Exchange Traded Funds

Buy and sell baskets of stocks with the ETF.

Exchange traded funds (or ETFs) are investment hybrid vehicles that trade like stocks but act like mutual funds.  When you buy into an ETF, you buy shares of a basket of stocks held by the ETF company, with the share price determined by the ups and downs of the entire basket.   Just like a stock, you can buy and sell shares in exchange traded funds any time, in addition to fancy maneuvers like short selling or options trading.   

The ETF is based on the sad fact (for finance majors) that the return on a fixed, broad basket of stocks will likely beat the performance of a money manager over the long term.   It’s the same idea behind the hugely popular mutual funds called index funds. So why would you choose exchange traded funds over index funds?  Some decision points:  

1. If you’re an active trader who jumps in and out of positions to take advantage of money-making opportunities, ETFs are a good bet.  Mutual fund fees and rules discourage short-term trading.

2. If you’re a passive investor, making regular contributions to a retirement pot, index funds are a good bet.  Unlike ETFs, you don’t pay a commission on a trade to buy more shares

3. In both exchange traded funds and index funds, you pay an annual fee to the investment company, but ETF fees are typically lower. 

Scope out what's available from the biggest ETF seller

Barclays pioneered ETFs under the brand name iShares. Its website is a good place to see a range of ETF offerings and learn how they work.

Find the right ETFs

You can buy a gold ETF, silver ETF, oil ETF, natural gas ETF, China ETF, European drug company ETF, luxury goods makers ETF, in addition to broad based vehicles like S&P 500 ETFs that track 500 big US companies.

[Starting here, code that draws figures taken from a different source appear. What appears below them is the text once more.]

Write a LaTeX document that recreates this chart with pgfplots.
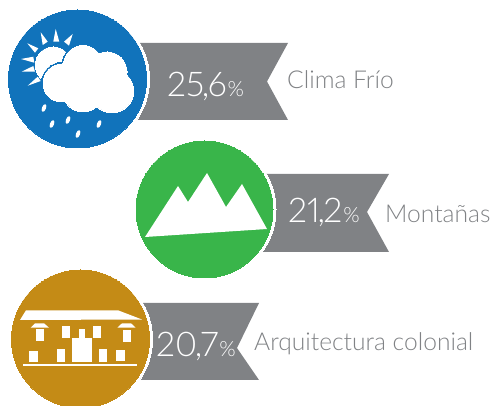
\documentclass[border=0pt]{standalone}
\usepackage{pgfplots}
\usepackage{fontspec}
\pgfplotsset{compat=1.18}
\setmainfont{Lato}[UprightFont=* Light,Numbers=Proportional]
\definecolor{rib}{HTML}{808285}
\definecolor{cblue}{HTML}{1173BB}
\definecolor{cgreen}{HTML}{39B54A}
\definecolor{cgold}{HTML}{C48B16}
\pgfdeclareplotmark{drop}{%
  \pgfpathellipse{\pgfpointorigin}{\pgfqpoint{1.4pt}{3.8pt}}{\pgfqpoint{1.9pt}{-0.7pt}}%
  \pgfusepathqfill}
\pgfplotsset{
  poly/.style={draw=none,fill=#1,mark=none,forget plot},
  disc/.style 2 args={only marks,mark=*,mark size=#1pt,mark options={draw=#2,fill=#2,line width=0pt},forget plot},
}
\newcommand\val[2]{#1\kern-2.5pt,\kern-1.5pt#2\kern1pt\fontsize{21}{21}\selectfont\%}
\begin{document}
\begin{tikzpicture}
\useasboundingbox (0,0) rectangle (496pt,406pt);
\begin{axis}[at={(0pt,0pt)},anchor=south west,scale only axis,width=496pt,height=406pt,
  xmin=0,xmax=496,ymin=0,ymax=406,y dir=reverse,hide axis,clip=true,clip marker paths=true]
% ribbons
\addplot[poly=rib] coordinates {(80,43)(288,43)(267,81.5)(288,120)(80,120)} -- cycle;
\addplot[poly=rib] coordinates {(210,174)(389,174)(367,212)(389,252)(210,252)} -- cycle;
\addplot[poly=rib] coordinates {(85,303)(259,303)(237,348)(259,380)(85,380)} -- cycle;
% white rings
\addplot[disc={72}{white}] coordinates {(77.5,79)};
\addplot[disc={71.5}{white}] coordinates {(204.5,209.5)};
\addplot[disc={72}{white}] coordinates {(80.5,339)};
% discs
\addplot[disc={69}{cblue}] coordinates {(77.5,79)};
\addplot[disc={68.5}{cgreen}] coordinates {(204.5,209.5)};
\addplot[disc={69}{cgold}] coordinates {(80.5,339)};
% sun
\addplot[disc={18}{white}] coordinates {(53.3,65)};
\addplot[poly=white] coordinates {(55.7,29)(53.3,41.7)(59.3,41.7)} -- cycle;
\addplot[poly=white] coordinates {(40.7,32.3)(42.7,45)(47.7,41.7)} -- cycle;
\addplot[poly=white] coordinates {(72.7,34)(64,41.7)(69,45.7)} -- cycle;
\addplot[poly=white] coordinates {(27.3,43.3)(35,52.7)(38.3,48.3)} -- cycle;
\addplot[poly=white] coordinates {(21,59)(33.3,56.7)(34.3,62.7)} -- cycle;
\addplot[poly=white] coordinates {(21.7,71.7)(33.3,66)(35,71.7)} -- cycle;
\addplot[poly=white] coordinates {(27.7,85.7)(37.7,76.7)(40.7,81)} -- cycle;
% cloud outline
\addplot[disc={20.5}{cblue}] coordinates {(62,83)};
\addplot[disc={21}{cblue}] coordinates {(83,65)};
\addplot[disc={21.5}{cblue}] coordinates {(107,72)};
% cloud
\addplot[disc={19}{white}] coordinates {(62,83)};
\addplot[disc={19.5}{white}] coordinates {(83,65)};
\addplot[disc={20}{white}] coordinates {(107,72)};
\addplot[disc={21.7}{white}] coordinates {(112,91)};
\addplot[disc={20}{white}] coordinates {(83,92)};
\addplot[disc={20}{white}] coordinates {(88,78)};
% rain
\addplot[only marks,mark=drop,mark options={fill=white,draw=none},forget plot] coordinates {(44,108)(52,124)(68,120)(78,134)(99,124)};
% mountains
\addplot[poly=white] coordinates {(145,237)(178,186)(188,202)(207,173)(226,207)(242,184)(267,229)} -- cycle;
% building
\addplot[poly=white] coordinates {(20,320)(26,310.3)(118,310.3)(142,319.5)} -- cycle;
\addplot[poly=white] coordinates {(30.7,327.7)(35,323.3)(44,323.3)(49,327.7)} -- cycle;
\addplot[poly=white] coordinates {(117.3,327.7)(122,323.3)(131,323.3)(135.7,327.7)} -- cycle;
\addplot[poly=white] coordinates {(36,329)(44,329)(44,341)(36,341)} -- cycle;
\addplot[poly=white] coordinates {(122.7,330)(130.7,330)(130.7,342)(122.7,342)} -- cycle;
\addplot[poly=white] coordinates {(62.3,326)(70.3,326)(70.3,338)(62.3,338)} -- cycle;
\addplot[poly=white] coordinates {(79.3,328.7)(84.7,328.7)(84.7,338)(79.3,338)} -- cycle;
\addplot[poly=white] coordinates {(93,326)(101,326)(101,338)(93,338)} -- cycle;
\addplot[poly=white] coordinates {(72.3,338)(92.3,338)(92.3,362)(72.3,362)} -- cycle;
\addplot[poly=white] coordinates {(28.7,351.3)(37.7,351.3)(37.7,362)(28.7,362)} -- cycle;
\addplot[poly=white] coordinates {(56.7,349.3)(64.7,349.3)(64.7,362)(56.7,362)} -- cycle;
\addplot[poly=white] coordinates {(98.7,349.3)(106.7,349.3)(106.7,362)(98.7,362)} -- cycle;
\addplot[poly=white] coordinates {(116,350)(125,350)(125,361)(116,361)} -- cycle;
\addplot[poly=white] coordinates {(22.7,364)(136.7,364)(136.7,365.7)(22.7,365.7)} -- cycle;
% values
\node[anchor=base west,inner sep=0,text=white,font=\fontsize{34}{34}\selectfont] at (axis cs:167,97) {\val{25}{6}};
\node[anchor=base west,inner sep=0,text=white,font=\fontsize{34}{34}\selectfont] at (axis cs:288,223) {\val{21}{2}};
\node[anchor=base west,inner sep=0,text=white,font=\fontsize{34}{34}\selectfont] at (axis cs:156,357) {\val{20}{7}};
% labels
\node[anchor=base west,inner sep=0,text=rib,font=\fontsize{24.6}{25}\selectfont] at (axis cs:287,89) {Clima Frío};
\node[anchor=base west,inner sep=0,text=rib,font=\fontsize{24.6}{25}\selectfont] at (axis cs:385,223) {Montañas};
\node[anchor=base west,inner sep=0,text=rib,font=\fontsize{24.6}{25}\selectfont] at (axis cs:254,351) {Arquitectura colonial};
\end{axis}
\end{tikzpicture}
\end{document}
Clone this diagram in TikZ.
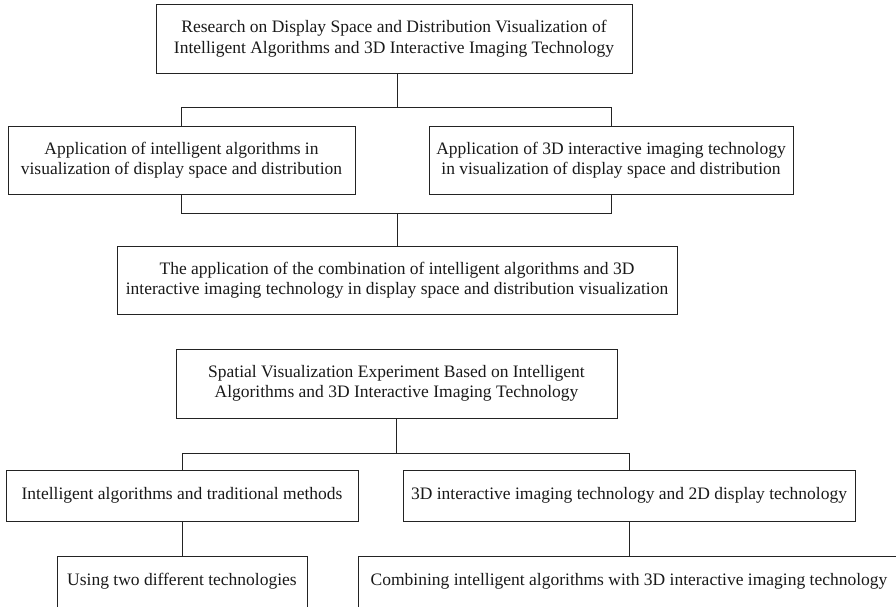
\documentclass[tikz,border=0pt]{standalone}
\usepackage{fontspec}
\setmainfont{Liberation Serif}
\usetikzlibrary{calc}
\definecolor{inkline}{RGB}{35,35,35}
\definecolor{inktext}{RGB}{25,25,25}
\tikzset{
  box/.style={draw=inkline, line width=0.8pt, rectangle, align=center,
    inner sep=0pt, text=inktext,
    font=\fontsize{17.5}{20.5}\selectfont},
  link/.style={draw=inkline, line width=0.8pt}
}
\begin{document}
\begin{tikzpicture}[x=1pt,y=-1pt]
\useasboundingbox (0,0) rectangle (896,606);
\clip (0,0) rectangle (896,606);

% upper tree
\node[box, minimum width=476, minimum height=69] (top) at (394,38.5)
  {Research on Display Space and Distribution Visualization of\\Intelligent Algorithms and 3D Interactive Imaging Technology};
\node[box, minimum width=347, minimum height=68] (a1) at (181.5,160)
  {Application of intelligent algorithms in\\visualization of display space and distribution};
\node[box, minimum width=364, minimum height=68] (a2) at (611,160)
  {Application of 3D interactive imaging technology\\in visualization of display space and distribution};
\node[box, minimum width=560, minimum height=68] (comb) at (397,280)
  {The application of the combination of intelligent algorithms and 3D\\interactive imaging technology in display space and distribution visualization};

\draw[link] (top.south -| comb.north) -- ++(0,34) coordinate (j1);
\draw[link] (a1.north) |- (j1) -| (a2.north);
\draw[link] (comb.north) -- ++(0,-32) coordinate (j2);
\draw[link] (a1.south) |- (j2) -| (a2.south);

% lower tree
\node[box, minimum width=441, minimum height=69] (exp) at (396.5,383.5)
  {Spatial Visualization Experiment Based on Intelligent\\Algorithms and 3D Interactive Imaging Technology};
\node[box, minimum width=352, minimum height=51] (b1) at (182,495.5)
  {Intelligent algorithms and traditional methods};
\node[box, minimum width=452, minimum height=51] (b2) at (629,495.5)
  {3D interactive imaging technology and 2D display technology};
\node[box, minimum width=250, minimum height=51] (c1) at (182,581.5)
  {Using two different technologies};
\node[box, minimum width=542, minimum height=51] (c2) at (629,581.5)
  {Combining intelligent algorithms with 3D interactive imaging technology};

\draw[link] (exp.south) -- ++(0,35) coordinate (j3);
\draw[link] (b1.north) |- (j3) -| (b2.north);
\draw[link] (b1.south) -- (c1.north);
\draw[link] (b2.south) -- (c2.north);
\end{tikzpicture}
\end{document}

Check exchange traded funds fees - and compare to index funds

Exchange traded fund fees (or "expense ratios") should be cheap since they aren't paying big trading commission bills or big money manager salaries. ETF fees can go down to 0.15% or $15 for every $10,000 invested. But some ETFs charge far more than that, so take a close look. And the index funds are fighting back: Fidelity's Spartan 500 Index Fund charges 0.10%.

Start trading ETFs

You can only buy ETFs through stockbrokers, so you'll need an account with a brokerage firm to get started. Online brokerages make it easy to find ETF trading symbols, see current performance and trade. Bid and ask prices on ETFs can vary by a few dollars so select "limit order" when you buy and sell to make sure you get the price you expect.
  • ETFs may make good sense for your taxes. You don't owe capital gains till you sell shares of an ETF while mutual funds periodically stick you with capital gains charges for accumulated sales of stocks.
  • If you're used to investing through mutual funds, be aware that ETF funds don't automatically reinvest dividends, as do mutual funds. Ask your brokerage to reinvest without trading fees.
  • Sorry, 401 (k) investors, those workplace retirement savings vehicles aren't likely to offer exchange traded funds because they typically don't allow trading.